For ad-hoc investigation from the CLI:
kafka-consumer-groups.sh --bootstrap-server broker-0:9092 \
--describe --group orders-service
Output:
GROUP TOPIC PARTITION CURRENT-OFFSET LOG-END-OFFSET LAG
orders-service orders 0 1048231 1048240 9
orders-service orders 1 1048190 1051002 2812
Log aggregation
Metrics show that something broke; logs show why. Ship broker logs (and ideally the controller and state-change logs) to a centralized store — the ELK/OpenSearch stack or Loki paired with the same Grafana you already run. With Loki, a Promtail agent tails the Kafka log directory:
# promtail-kafka.yml
scrape_configs:
- job_name: kafka
static_configs:
- targets: [localhost]
labels:
job: kafka
host: broker-0
__path__: /var/log/kafka/*.log
Index on broker host and log level so you can pivot instantly from a “broker down” alert to that broker’s error stream. Watch for repeated ISR shrink, LeaderNotAvailable, and segment/disk errors — these usually precede a metrics-visible incident by minutes.
A tuned alert set
Alerts should map to operator action. Page on conditions that require a human; route everything else to a dashboard or a low-priority channel. Define them as Prometheus rules:
# kafka-alerts.yml
groups:
- name: kafka
rules:
- alert: KafkaUnderReplicatedPartitions
expr: kafka_server_replicamanager_underreplicatedpartitions > 0
for: 5m
labels: { severity: critical }
annotations:
summary: "Under-replicated partitions on {{ $labels.instance }}"
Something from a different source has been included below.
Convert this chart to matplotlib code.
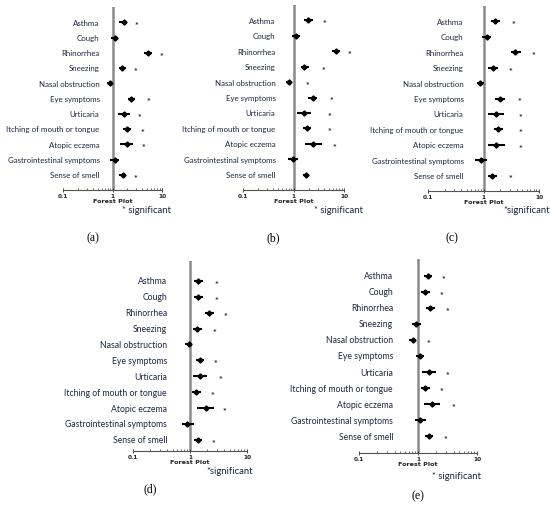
import matplotlib.pyplot as plt
from matplotlib.transforms import offset_copy

symptoms = ["Asthma", "Cough", "Rhinorrhea", "Sneezing", "Nasal obstruction",
            "Eye symptoms", "Urticaria", "Itching of mouth or tongue",
            "Atopic eczema", "Gastrointestinal symptoms", "Sense of smell"]

# (a)
or_a = [1.67, 1.13, 5.2, 1.59, 0.87, 2.38, 1.72, 1.92, 1.95, 1.13, 1.62]
lo_a = [1.38, 0.94, 4.4, 1.36, 0.78, 2.07, 1.28, 1.62, 1.45, 0.91, 1.38]
hi_a = [2.0, 1.32, 6.3, 1.89, 0.97, 2.87, 2.27, 2.35, 2.65, 1.38, 1.89]
sig_a = [3.1, None, 9.8, 2.9, None, 5.4, 3.57, 4.04, 4.2, None, 2.9]

# (b)
or_b = [1.93, 1.11, 6.9, 1.65, 0.80, 2.39, 1.63, 1.84, 2.46, 0.97, 1.76]
lo_b = [1.58, 0.93, 5.7, 1.40, 0.70, 1.96, 1.18, 1.56, 1.70, 0.77, 1.51]
hi_b = [2.39, 1.34, 8.3, 1.99, 0.90, 2.9, 2.18, 2.24, 3.66, 1.24, 2.05]
sig_b = [4.06, None, 12.7, 3.88, 1.93, 5.6, 5.1, 5.1, 6.5, None, None]

# (c)
or_c = [1.63, 1.15, 3.74, 1.49, 0.88, 2.0, 1.67, 1.81, 1.65, 0.91, 1.43]
lo_c = [1.34, 0.95, 3.07, 1.23, 0.77, 1.62, 1.23, 1.52, 1.2, 0.71, 1.23]
hi_c = [1.97, 1.38, 4.66, 1.82, 1.04, 2.4, 2.33, 2.2, 2.4, 1.16, 1.72]
sig_c = [3.53, None, 7.9, 3.07, None, 4.4, 4.6, 4.6, 4.6, None, 3.07]

# (d)
or_d = [1.36, 1.36, 2.14, 1.31, 0.95, 1.49, 1.51, 1.26, 1.88, 0.90, 1.36]
lo_d = [1.17, 1.17, 1.85, 1.11, 0.83, 1.26, 1.14, 1.08, 1.34, 0.73, 1.17]
hi_d = [1.71, 1.66, 2.59, 1.64, 1.1, 1.78, 1.98, 1.56, 2.62, 1.17, 1.62]
sig_d = [2.96, 2.96, 4.13, 2.69, None, 2.77, 3.43, 2.49, 4.02, None, 2.55]

# (e)
or_e = [1.46, 1.31, 1.62, 0.94, 0.81, 1.08, 1.54, 1.31, 1.71, 1.10, 1.52]
lo_e = [1.25, 1.11, 1.39, 0.80, 0.70, 0.92, 1.18, 1.11, 1.26, 0.89, 1.32]
hi_e = [1.75, 1.58, 1.92, 1.11, 0.91, 1.28, 1.99, 1.58, 2.36, 1.39, 1.78]
sig_e = [2.73, 2.49, 3.19, None, 1.50, None, 3.19, 2.49, 3.98, None, 2.87]

W, H = 550, 510
fig = plt.figure(figsize=(5.5, 5.1), dpi=100)
LAB = ["Lato", "DejaVu Sans"]
TXT = "#1c2640"


def forest(box, ylim, gap, fs, orr, lo, hi, sig, sig_txt, sig_xy, name, name_xy):
    x0, x1, top, bottom = box
    ax = fig.add_axes([x0 / W, 1 - bottom / H, (x1 - x0) / W, (bottom - top) / H])
    ax.set_xscale("log")
    ax.set_xlim(0.1, 10)
    ax.set_ylim(*ylim)
    rows = list(range(len(symptoms)))

    ax.axvline(1, color="#8a8a8a", lw=1.8, zorder=1)
    ax.hlines(rows, lo, hi, color="black", lw=1.5, zorder=2)
    ax.plot(orr, rows, "D", color="black", ms=2.6, zorder=3)

    # labels right-aligned a few pixels left of the no-effect line
    tr = offset_copy(ax.transData, fig=fig, x=-gap, y=0, units="dots")
    for i, s in enumerate(symptoms):
        ax.text(1, i, s, transform=tr, ha="right", va="center",
                fontsize=fs, family=LAB, color=TXT)

    for i, s in enumerate(sig):
        if s is not None:
            ax.text(s, i + 0.22, "*", ha="center", va="center", fontsize=6.5,
                    family=LAB, color="#202838", fontweight="bold", clip_on=False)

    for sp in ["top", "right", "left"]:
        ax.spines[sp].set_visible(False)
    ax.spines["bottom"].set_color("#555555")
    ax.spines["bottom"].set_linewidth(0.8)
    ax.set_yticks([])
    ax.set_xticks([0.1, 1, 10])
    ax.set_xticklabels(["0.1", "1", "10"])
    ax.tick_params(axis="x", which="major", direction="inout", length=3,
                   width=0.6, labelsize=4.2, pad=0.5, colors="#222222")
    ax.tick_params(axis="x", which="minor", direction="in", length=1.8,
                   width=0.6, colors="#555555")
    for t in ax.get_xticklabels():
        t.set_fontweight("bold")
    ax.set_xlabel("Forest Plot", fontsize=4.6, fontweight="bold", labelpad=0,
                  color="#222222")

    fig.text(sig_xy[0] / W, 1 - sig_xy[1] / H, sig_txt, ha="center",
             va="center", fontsize=6.8, family=LAB, color=TXT)
    fig.text(name_xy[0] / W, 1 - name_xy[1] / H, name, ha="center",
             va="center", fontsize=8.5, family="Liberation Serif")


forest((63, 162, 8, 191), (11, -1), 13, 5.7, or_a, lo_a, hi_a, sig_a,
       "* significant", (147, 211), "(a)", (93, 238))
forest((243, 344, 6, 191), (11, -1), 18, 5.7, or_b, lo_b, hi_b, sig_b,
       "* significant", (338, 211), "(b)", (273, 238))
forest((428, 539, 7, 192), (11, -1), 20, 5.7, or_c, lo_c, hi_c, sig_c,
       "*significant", (527, 211), "(c)", (452, 238))
forest((133, 247, 262, 452), (10.7, -1.25), 23, 6.2, or_d, lo_d, hi_d, sig_d,
       "*significant", (230, 471), "(d)", (150, 489))
forest((359, 477, 260, 454), (11.06, -1.06), 25, 6.2, or_e, lo_e, hi_e, sig_e,
       "* significant", (457, 477), "(e)", (418, 496))

fig.savefig("out.png", dpi=100)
- alert: KafkaOfflinePartitions
expr: kafka_controller_offlinepartitionscount > 0
for: 1m
labels: { severity: critical }
annotations:
summary: "Offline partitions detected — data unavailable"
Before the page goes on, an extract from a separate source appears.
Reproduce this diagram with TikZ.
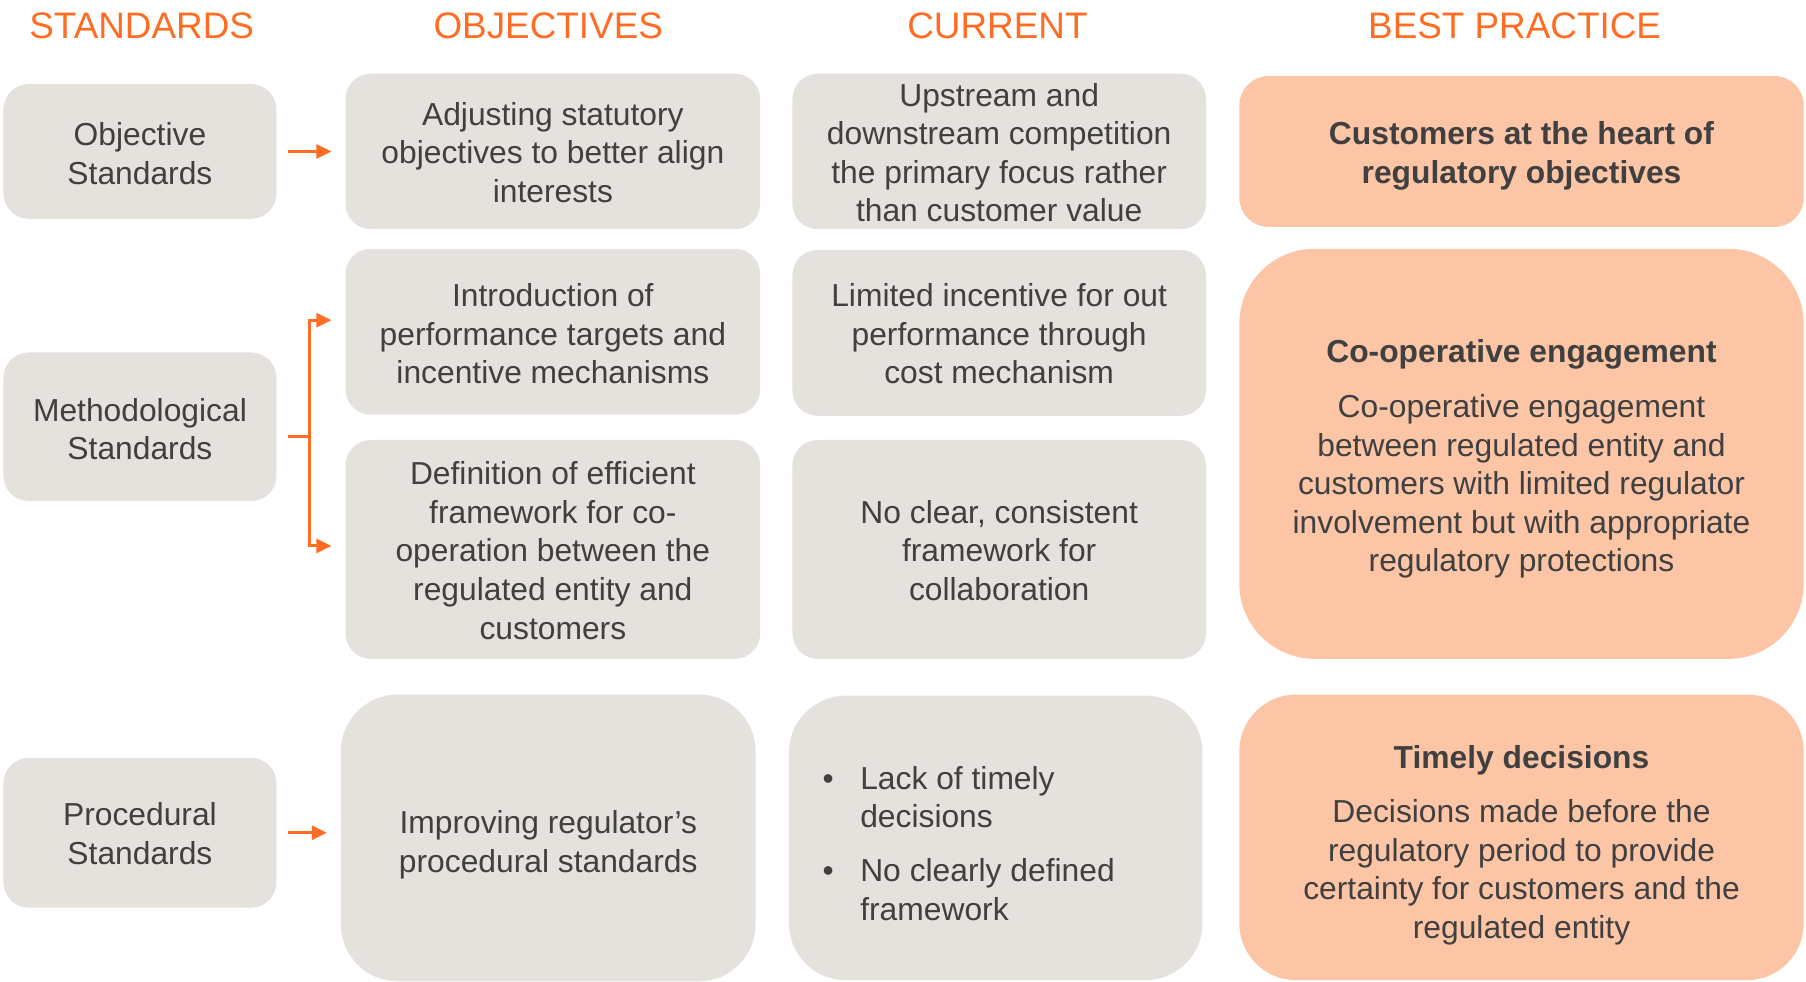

- alert: KafkaConsumerLagSeconds
expr: kafka_consumergroup_group_lag_seconds > 300
for: 10m
labels: { severity: warning }
annotations:
summary: "Group {{ $labels.group }} is >5m behind"
- alert: KafkaBrokerDiskFilling
expr: (node_filesystem_avail_bytes{mountpoint="/var/lib/kafka"} / node_filesystem_size_bytes) < 0.15
for: 5m
labels: { severity: warning }
- alert: KafkaActiveControllerCount
expr: sum(kafka_controller_kafkacontroller_activecontrollercount) != 1
for: 1m
labels: { severity: critical }
The reference signals every Kafka on-call should know:
| Signal | Healthy value | Why it matters |
|---|---|---|
| Under-replicated partitions | 0 | Replication is falling behind; one more failure risks data loss |
| Offline partitions | 0 | Partition has no leader — producers and consumers are blocked |
| Active controller count | 1 | 0 = no controller; >1 = split-brain |
| ISR shrink rate | ~0 | Frequent shrinks signal flaky brokers or network |
| Consumer lag (seconds) | < SLA | Downstream data is stale |
| Disk free | > 15% | A full log dir takes the broker offline |
Use the
for:clause aggressively. A momentary under-replicated count during a rolling restart is normal; sustaining it for five minutes is not. Withoutfor:, you train your team to ignore the pager.
Best Practices
- Alert in time units for lag (
group_lag_seconds), not raw message counts — it is throughput-independent and SLA-aligned. - Run the JMX exporter as an in-JVM agent rather than a separate sidecar; it is lower-latency and one less moving part.
- Keep critical alerts to a short, ruthlessly curated list (offline/under-replicated partitions, controller count, disk). Everything else is a warning or a dashboard.
- Co-locate metrics and logs in the same Grafana so on-call can pivot from “broker down” to “broker logs” in one click.
- Always alert on a single active controller — it is the cheapest, highest-signal cluster-health check you have.
- Test your alerting path end to end (fire a synthetic alert and confirm the page lands) before you rely on it in production.
- Set Prometheus retention and downsampling so historical capacity trends survive long enough to inform planning.